Consider the Euler totient of $G$ defined as follows:
$$ \varphi(G) = \sum_{H \le G}\mu(H,G) |H| $$ Let $X=\{M_1, \dots, M_n \}$ be the set of maximal subgroups of $G$. By applying the Crosscut Theorem with $X$ (see this comment of Richard Stanley) and next the inclusion–exclusion principle, we get that: $$ \varphi(G) = |G \setminus \bigcup_{i=1}^n M_i| $$ In other words, $\varphi(G)$ is the number of elements $g \in G$ such that $\langle g \rangle = G$. It follows that $$ \varphi(G) \neq 0 \Leftrightarrow G \text{ cyclic}$$

Note that $\varphi(\mathbb{Z}/n) = \varphi(n)$ the usual Euler's totient function.

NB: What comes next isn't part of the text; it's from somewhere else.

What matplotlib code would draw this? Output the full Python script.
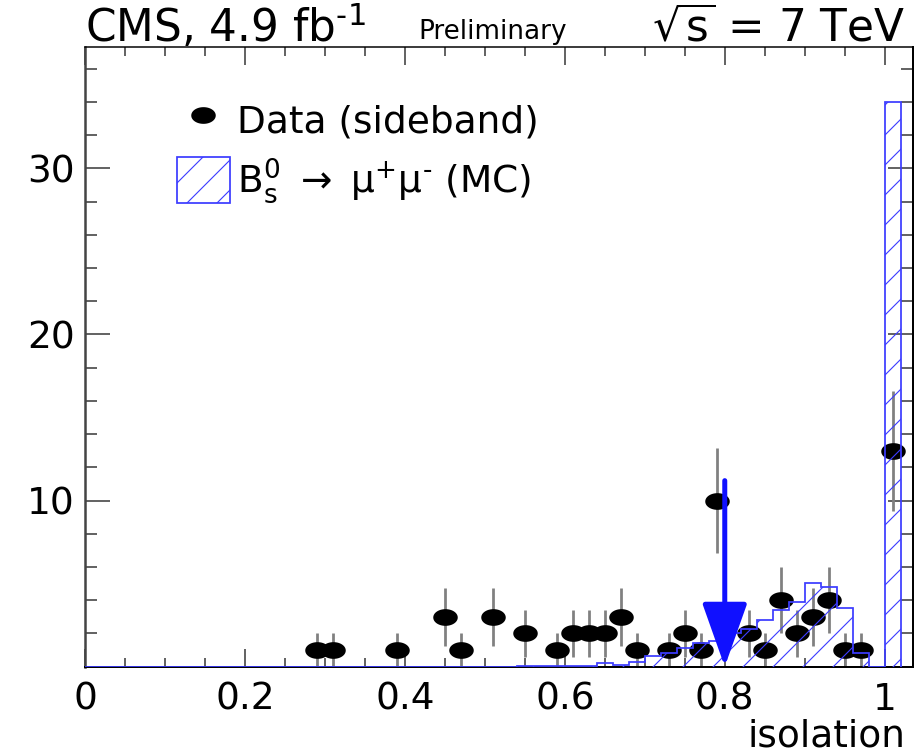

Now, consider the dual Euler totient of $G$ defined as follows: $$ \hat{\varphi}(G) = \sum_{H \le G}\mu(1,H) |G:H| $$

Question: $ \hat{\varphi}(G) \neq 0 \Leftrightarrow G$ has a faithful irreducible complex representation?

Remark: We will see below that $(\Rightarrow)$ is true. So the question reduces to $(\Leftarrow)$.
It is true for the finite simple group $G$ of order $<10000$:

$$ \begin{array}{c|c|c|c|c|c} G & |G| & \hat{\varphi}(G) \newline \hline A_5 & 60 & 8 & \newline \hline PSL(2,7) & 168 & 228 & \newline \hline A_6 & 360 & 8748 & \newline \hline PSL(2,8) & 504 & 19056 & \newline \hline PSL(2,11) & 660 & 24932 & \newline \hline PSL(2,13) & 1092 & 105684 & \newline \hline PSL(2,17) & 2448 & 389496 & \newline \hline A_7 & 2520 & 188136 & \newline \hline PSL(2,19)& 3420 & 1148028 & \newline \hline PSL(2,16)& 4080 & 1935584 & \newline \hline PSL(3,3)& 5616 & 395496 & \newline \hline PSU(3,3)& 6048 & 507168 & \newline \hline PSL(2,23)& 6072 & 2234784 & \newline \hline PSL(2,25)& 7800 & 5391800 & \newline \hline M_{11} & 7920 & 1044192 & \newline \hline PSL(2,27)& 9828 & 7778916 & \newline \end{array}$$

Any idea about the meaning of these numbers?


Proof of $(\Rightarrow)$

Consider the relative version $$ \hat{\varphi}(H,G) = \sum_{K \in [H,G]}\mu(H,K) |G:K|.$$ Warning: $-\hat{\varphi}(H,G)$ is not the Möbius invariant of the bounded coset poset $\hat{C}(H,G)$ because $$-\mu(\hat{C}(H,G)) = \sum_{K \in [H,G]}\mu(K,G) |G:K| $$ and $\mu(K,G) \neq \mu(H,K)$ in general.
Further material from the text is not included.